#### AIM
Extract only the lines from the start of the entries below to the line with "from matplotlib.ticker import MultipleLocator", inclusive; omit every picture.
○ ○ ○ ○ ○
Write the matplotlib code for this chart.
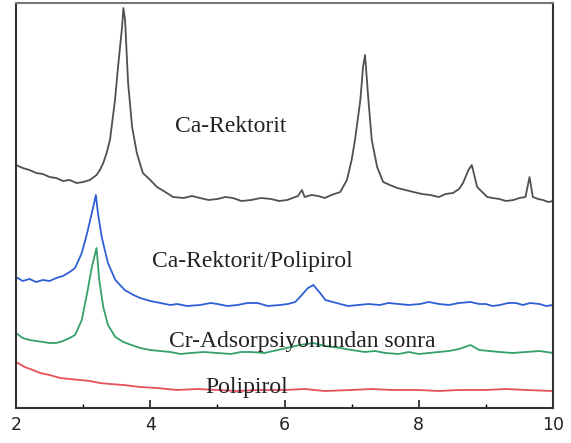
import matplotlib
matplotlib.use("Agg")
import matplotlib.pyplot as plt
from matplotlib.ticker import MultipleLocator

# 2-theta positions and intensities (arbitrary units, stacked)
ca_rek_x = [2.0, 2.1, 2.2, 2.3, 2.4, 2.5, 2.6, 2.7, 2.8, 2.9, 3.0, 3.1, 3.2, 3.25, 3.3, 3.35, 3.4,
            3.475, 3.52, 3.58, 3.6, 3.625, 3.67, 3.73, 3.8, 3.89, 4.0, 4.1, 4.2, 4.34, 4.5, 4.62,
            4.74, 4.87, 5.0, 5.12, 5.23, 5.36, 5.5, 5.65, 5.8, 5.92, 6.04, 6.2, 6.26, 6.3, 6.4,
            6.5, 6.6, 6.7, 6.83, 6.93, 7.0, 7.05, 7.13, 7.17, 7.2, 7.25, 7.3, 7.38, 7.47, 7.57,
            7.68, 7.8, 7.92, 8.05, 8.17, 8.3, 8.4, 8.51, 8.6, 8.66, 8.74, 8.79, 8.87, 9.02, 9.1,
            9.2, 9.3, 9.41, 9.5, 9.59, 9.65, 9.7, 9.78, 9.85, 9.93, 10.0]
ca_rek_y = [243, 240, 238, 235, 234, 231, 230, 227, 228, 225, 226, 228, 233, 238, 245, 255, 268,
            308, 341, 381, 400, 388, 325, 281, 255, 235, 228, 221, 217, 211, 210, 212,
            210, 208, 209, 211, 210, 207, 208, 210, 209, 207, 208, 212, 218, 211, 213,
            212, 210, 213, 216, 228, 248, 268, 308, 341, 353, 308, 268, 241, 226, 223,
            220, 218, 216, 214, 213, 211, 214, 215, 219, 225, 238, 243, 221, 211, 210,
            209, 207, 208, 210, 211, 231, 211, 209, 208, 206, 207]

rek_ppy_x = [2.0, 2.1, 2.2, 2.3, 2.4, 2.5, 2.6, 2.7, 2.8, 2.88, 2.98, 3.06, 3.13, 3.19, 3.22,
             3.28, 3.37, 3.48, 3.62, 3.75, 3.85, 4.0, 4.15, 4.3, 4.4, 4.55, 4.74, 4.9, 5.0, 5.15,
             5.3, 5.45, 5.6, 5.75, 5.93, 6.05, 6.16, 6.23, 6.35, 6.43, 6.53, 6.61, 6.72, 6.83,
             6.95, 7.1, 7.25, 7.42, 7.55, 7.7, 7.85, 8.02, 8.15, 8.3, 8.45, 8.6, 8.77, 8.9, 9.0,
             9.1, 9.21, 9.33, 9.45, 9.55, 9.66, 9.8, 9.9, 10.0]
rek_ppy_y = [131, 127, 129, 126, 128, 127, 130, 132, 136, 140, 155, 175, 195, 213, 195,
             170, 145, 128, 118, 113, 110, 107, 105, 103, 104, 102, 103, 105, 104, 102,
             103, 105, 105, 102, 103, 104, 106, 111, 120, 123, 115, 108, 106, 104,
             102, 103, 104, 103, 105, 104, 103, 104, 106, 104, 103, 105, 106, 104, 104,
             102, 103, 105, 105, 103, 105, 104, 102, 103]

cr_ads_x = [2.0, 2.1, 2.2, 2.3, 2.4, 2.5, 2.6, 2.7, 2.8, 2.88, 2.98, 3.06, 3.13, 3.2, 3.24, 3.3,
            3.37, 3.48, 3.6, 3.72, 3.85, 4.0, 4.15, 4.3, 4.45, 4.6, 4.8, 5.0, 5.2, 5.35, 5.5,
            5.7, 5.9, 6.1, 6.23, 6.43, 6.6, 6.83, 7.0, 7.2, 7.35, 7.5, 7.7, 7.85, 8.0, 8.15,
            8.3, 8.45, 8.6, 8.77, 8.9, 9.05, 9.2, 9.4, 9.6, 9.8, 10.0]
cr_ads_y = [75, 70, 68, 67, 66, 65, 65, 67, 70, 73, 88, 115, 141, 160, 128, 101,
            83, 71, 66, 63, 60, 58, 57, 56, 54, 55, 56, 55, 54, 56, 56,
            55, 58, 61, 63, 65, 62, 60, 58, 56, 57, 55, 54, 56, 54, 55,
            56, 57, 59, 63, 58, 57, 56, 55, 56, 57, 55]

ppy_x = [2.0, 2.13, 2.25, 2.36, 2.5, 2.66, 2.8, 2.95, 3.1, 3.25, 3.4, 3.6, 3.85, 4.1, 4.4, 4.7,
         5.0, 5.3, 5.6, 6.0, 6.3, 6.6, 7.0, 7.3, 7.6, 8.0, 8.3, 8.6, 9.0, 9.3, 9.6, 10.0]
ppy_y = [46, 41, 38, 35, 33, 30, 29, 28, 27, 25, 24, 23, 21, 20, 18, 19,
         18, 17, 18, 18, 19, 17, 18, 19, 18, 18, 17, 18, 18, 19, 18, 17]

series = [
    (ca_rek_x, ca_rek_y, "#505050"),
    (rek_ppy_x, rek_ppy_y, "#2f5fd6"),
    (cr_ads_x, cr_ads_y, "#35a06a"),
    (ppy_x, ppy_y, "#e8505a"),
]

labels = [
    ("Ca-Rektorit", 5.20, 281),
    ("Ca-Rektorit/Polipirol", 5.52, 146),
    ("Cr-Adsorpsiyonundan sonra", 6.26, 66),
    ("Polipirol", 5.43, 21),
]

x_ticks = [2, 4, 6, 8, 10]
x_tick_labels = ["2", "4", "6", "8", "10"]

fig = plt.figure(figsize=(5.71, 4.43), dpi=100)
ax = fig.add_axes([16 / 571, 35 / 443, 537 / 571, 405 / 443])

for xs, ys, c in series:
    ax.plot(xs, ys, color=c, lw=1.3)

for text, tx, ty in labels:
    ax.text(tx, ty, text, ha="center", va="center", fontsize=17,
            family="Liberation Serif", color="#222222")

ax.set_xlim(2, 10)
ax.set_ylim(0, 405)
ax.set_xticks(x_ticks)
ax.set_xticklabels(x_tick_labels)
ax.xaxis.set_minor_locator(MultipleLocator(1))
ax.set_yticks([])
ax.tick_params(axis="x", which="major", direction="in", length=6, width=1.2,
               labelsize=12.5, pad=6, colors="#222222")
ax.tick_params(axis="x", which="minor", direction="in", length=3, width=1.0)
for side in ["left", "right", "bottom"]:
    ax.spines[side].set_linewidth(1.5)
    ax.spines[side].set_color("#333333")
ax.spines["top"].set_linewidth(1.5)
ax.spines["top"].set_color("#777777")

fig.savefig("out.png", dpi=100)
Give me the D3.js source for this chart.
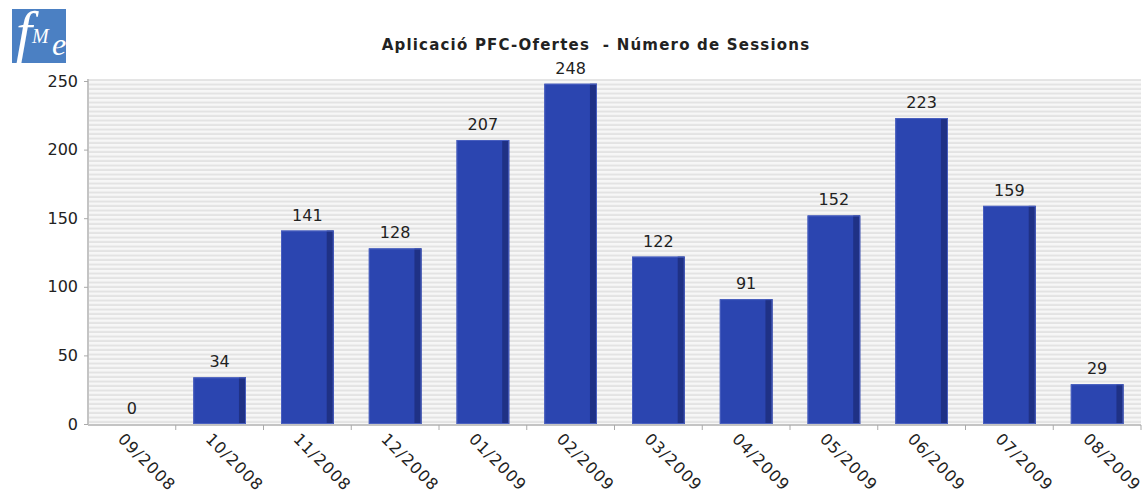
<!DOCTYPE html>
<html>
<head>
<meta charset="utf-8">
<script src="https://cdn.jsdelivr.net/npm/d3@7"></script>
<style>
  html, body { margin: 0; padding: 0; background: #fff; }
  svg { display: block; }
  text { font-family: "DejaVu Sans", sans-serif; fill: #222; }
</style>
</head>
<body>
<svg id="chart" width="1148" height="496"></svg>
<script>
// Monthly session counts for the PFC-Ofertes application
const months = ["09/2008", "10/2008", "11/2008", "12/2008", "01/2009", "02/2009",
                "03/2009", "04/2009", "05/2009", "06/2009", "07/2009", "08/2009"];
const sessions = [0, 34, 141, 128, 207, 248, 122, 91, 152, 223, 159, 29];
const yTicks = [0, 50, 100, 150, 200, 250];
const chartTitle = "Aplicació PFC-Ofertes  - Número de Sessions";

const svg = d3.select("#chart");
const plot = { left: 88, right: 1141, top: 79, bottom: 425 };

const x = d3.scaleBand()
  .domain(months)
  .range([plot.left, plot.right])
  .paddingInner(0.4)
  .paddingOuter(0.2);

const y = d3.scaleLinear()
  .domain([0, 250])
  .range([plot.bottom - 1, plot.top + 2]);

// striped plot background
const defs = svg.append("defs");
const pat = defs.append("pattern")
  .attr("id", "stripes")
  .attr("patternUnits", "userSpaceOnUse")
  .attr("width", 8).attr("height", 4.5);
pat.append("rect").attr("width", 8).attr("height", 4.5).attr("fill", "#f7f7f7");
pat.append("rect").attr("y", 2.5).attr("width", 8).attr("height", 2).attr("fill", "#e3e3e3");

svg.append("rect")
  .attr("x", plot.left).attr("y", plot.top)
  .attr("width", plot.right - plot.left).attr("height", plot.bottom - plot.top)
  .attr("fill", "url(#stripes)");

// logo
const logo = svg.append("g").attr("transform", "translate(12,9)");
logo.append("rect").attr("width", 54).attr("height", 54).attr("fill", "#4b80c3");
const serif = "'Liberation Serif', 'DejaVu Serif', serif";
logo.append("text").attr("x", 4).attr("y", 42)
  .style("font-family", serif)
  .style("font-style", "italic").style("font-size", "58px").style("fill", "#fff")
  .text("f");
logo.append("text").attr("x", 20).attr("y", 34)
  .style("font-family", serif)
  .style("font-style", "italic").style("font-size", "20px").style("fill", "#fff")
  .text("M");
logo.append("text").attr("x", 40).attr("y", 46)
  .style("font-family", serif)
  .style("font-style", "italic").style("font-size", "32px").style("fill", "#fff")
  .text("e");

// title
svg.append("text")
  .attr("x", 596).attr("y", 50)
  .attr("text-anchor", "middle")
  .style("white-space", "pre")
  .style("font-weight", "bold").style("font-size", "15px")
  .style("letter-spacing", "1.2px")
  .text(chartTitle);

// y axis
const yAxis = d3.axisLeft(y).tickValues(yTicks).tickSize(4).tickPadding(6);
const gy = svg.append("g").attr("transform", `translate(${plot.left},0)`).call(yAxis);
gy.select(".domain").attr("stroke", "#c4c4c4").attr("stroke-width", 2)
  .attr("d", `M0,${plot.top}V${plot.bottom}`);
gy.selectAll(".tick line").attr("stroke", "#aaa");
gy.selectAll(".tick text").style("font-size", "16px").style("font-family", "'DejaVu Sans', sans-serif").attr("fill", "#222");

// x axis line with ticks at category boundaries
const step = x.step();
svg.append("line")
  .attr("x1", plot.left).attr("x2", plot.right)
  .attr("y1", plot.bottom).attr("y2", plot.bottom)
  .attr("stroke", "#c4c4c4").attr("stroke-width", 2);
svg.append("g").selectAll("line")
  .data(d3.range(1, months.length + 1))
  .join("line")
  .attr("x1", i => plot.left + i * step).attr("x2", i => plot.left + i * step)
  .attr("y1", plot.bottom).attr("y2", plot.bottom + 5)
  .attr("stroke", "#aaa");

// category labels, rotated
svg.append("g").selectAll("text")
  .data(months)
  .join("text")
  .attr("transform", d => `translate(${x(d) + x.bandwidth() / 2 - 15},${plot.bottom + 15}) rotate(45)`)
  .style("font-size", "16px")
  .style("letter-spacing", "1px")
  .text(d => d);

// bars: front face plus darker side strip
const sideW = 7;
const bars = svg.append("g").selectAll("g")
  .data(months.map((m, i) => ({ m, v: sessions[i] })))
  .join("g");
bars.filter(d => d.v > 0).append("rect")
  .attr("x", d => x(d.m)).attr("y", d => y(d.v))
  .attr("width", x.bandwidth()).attr("height", d => y(0) - y(d.v))
  .attr("fill", "#2b45b0");
bars.filter(d => d.v > 0).append("rect")
  .attr("x", d => x(d.m) + x.bandwidth() - sideW).attr("y", d => y(d.v))
  .attr("width", sideW).attr("height", d => y(0) - y(d.v))
  .attr("fill", "#1f3185");
bars.filter(d => d.v > 0).append("rect")
  .attr("x", d => x(d.m) + 0.5).attr("y", d => y(d.v) + 0.5)
  .attr("width", x.bandwidth() - 1).attr("height", d => y(0) - y(d.v) - 1)
  .attr("fill", "none").attr("stroke", "#4a60c0").attr("stroke-width", 1);

// value labels
bars.append("text")
  .attr("x", d => x(d.m) + x.bandwidth() / 2)
  .attr("y", d => y(d.v) - 10)
  .attr("text-anchor", "middle")
  .style("font-size", "16px")
  .text(d => d.v);
</script>
</body>
</html>
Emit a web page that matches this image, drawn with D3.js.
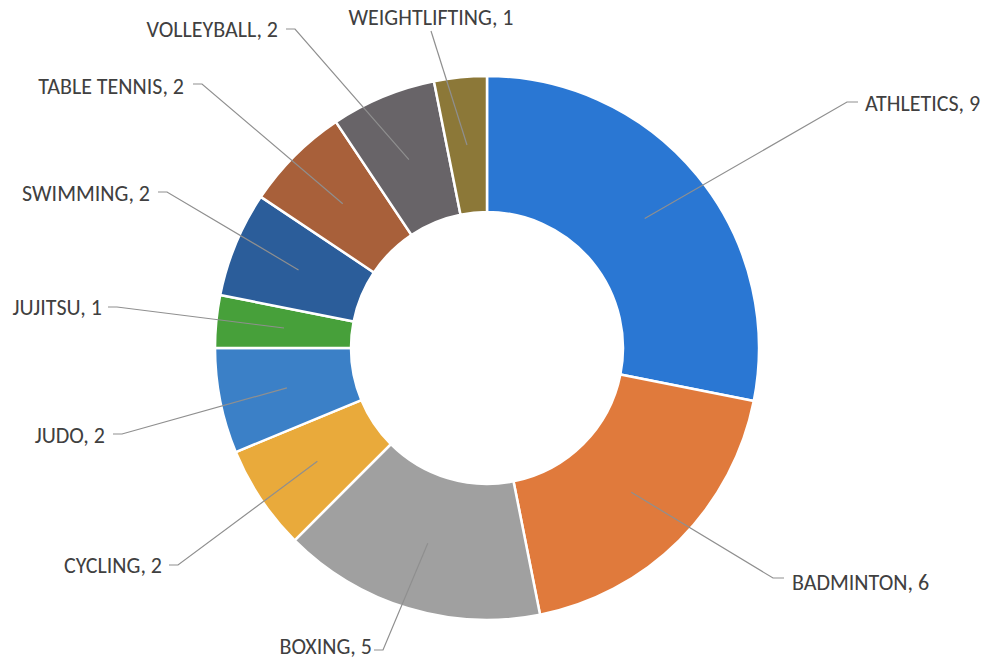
<!DOCTYPE html>
<html>
<head>
<meta charset="utf-8">
<script src="https://cdn.jsdelivr.net/npm/d3@7"></script>
<style>
  html, body { margin: 0; padding: 0; background: #ffffff; }
  svg { display: block; }
  .label { font-family: Carlito, Calibri, "Open Sans", sans-serif; font-size: 22px; fill: #404040; }
</style>
</head>
<body>
<svg id="chart" width="988" height="665"></svg>
<script>
// Athletes per sport
const sports = ["ATHLETICS", "BADMINTON", "BOXING", "CYCLING", "JUDO", "JUJITSU",
                "SWIMMING", "TABLE TENNIS", "VOLLEYBALL", "WEIGHTLIFTING"];
const athletes = [9, 6, 5, 2, 2, 1, 2, 2, 2, 1];

// Slice colours, in sport order
const sliceColors = ["#2a77d3", "#e07a3c", "#a0a0a0", "#e9aa3b", "#3b80c7",
                     "#47a03a", "#2b5d9a", "#a8603a", "#686468", "#8c7838"];

// Label placement: elbow of the leader line, text anchor point and side
const labelLayout = [
  { ex: 847, ey: 102, tx: 865, ty: 103, side: "right" },
  { ex: 773, ey: 578, tx: 792, ty: 582, side: "right" },
  { ex: 383, ey: 650, tx: 372, ty: 646, side: "left" },
  { ex: 178, ey: 565, tx: 162, ty: 565, side: "left" },
  { ex: 122, ey: 434, tx: 105, ty: 435, side: "left" },
  { ex: 117, ey: 307, tx: 102, ty: 307, side: "left" },
  { ex: 167, ey: 192, tx: 150, ty: 193, side: "left" },
  { ex: 202, ey: 84,  tx: 184, ty: 86,  side: "left" },
  { ex: 295, ey: 29,  tx: 278, ty: 29,  side: "left" },
  { ex: 431, ey: 31,  tx: 431, ty: 17,  side: "top" }
];

const cx = 487, cy = 348;
const outerR = 272, innerR = 136, leaderR = 204;

const svg = d3.select("#chart");
const g = svg.append("g").attr("transform", `translate(${cx},${cy})`);

const data = sports.map((s, i) => ({ sport: s, value: athletes[i], index: i }));

const pie = d3.pie().value(d => d.value).sort(null).startAngle(0).endAngle(2 * Math.PI);
const arcs = pie(data);

const arc = d3.arc().innerRadius(innerR).outerRadius(outerR);
const leaderArc = d3.arc().innerRadius(leaderR).outerRadius(leaderR);

const color = d3.scaleOrdinal().domain(sports).range(sliceColors);

g.selectAll("path.slice")
  .data(arcs)
  .join("path")
  .attr("class", "slice")
  .attr("d", arc)
  .attr("fill", d => color(d.data.sport))
  .attr("stroke", "#ffffff")
  .attr("stroke-width", 2.5)
  .attr("stroke-linejoin", "miter");

// Leader lines: from inside the slice to the elbow, then a short horizontal tick
const lines = svg.append("g");
arcs.forEach((d, i) => {
  const L = labelLayout[i];
  const [px, py] = leaderArc.centroid(d);
  const start = [cx + px, cy + py];
  const pts = [start, [L.ex, L.ey]];
  if (L.side === "right") pts.push([L.ex + 11, L.ey]);
  if (L.side === "left") pts.push([L.ex - 9, L.ey]);
  lines.append("path")
    .attr("d", d3.line()(pts))
    .attr("fill", "none")
    .attr("stroke", "#8f8f8f")
    .attr("stroke-width", 1.2);
});

// Data labels
svg.append("g")
  .selectAll("text")
  .data(arcs)
  .join("text")
  .attr("class", "label")
  .attr("x", (d, i) => labelLayout[i].tx)
  .attr("y", (d, i) => labelLayout[i].ty)
  .attr("dy", "0.35em")
  .attr("text-anchor", (d, i) => {
    const s = labelLayout[i].side;
    return s === "right" ? "start" : s === "left" ? "end" : "middle";
  })
  .text(d => `${d.data.sport}, ${d.data.value}`);
</script>
</body>
</html>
○ ○ ○ ○ ○
#### ANSWER TO THIS PROBLEM
Write the matplotlib code for this chart.
import matplotlib
matplotlib.use("Agg")
import matplotlib.pyplot as plt
from matplotlib.ticker import MultipleLocator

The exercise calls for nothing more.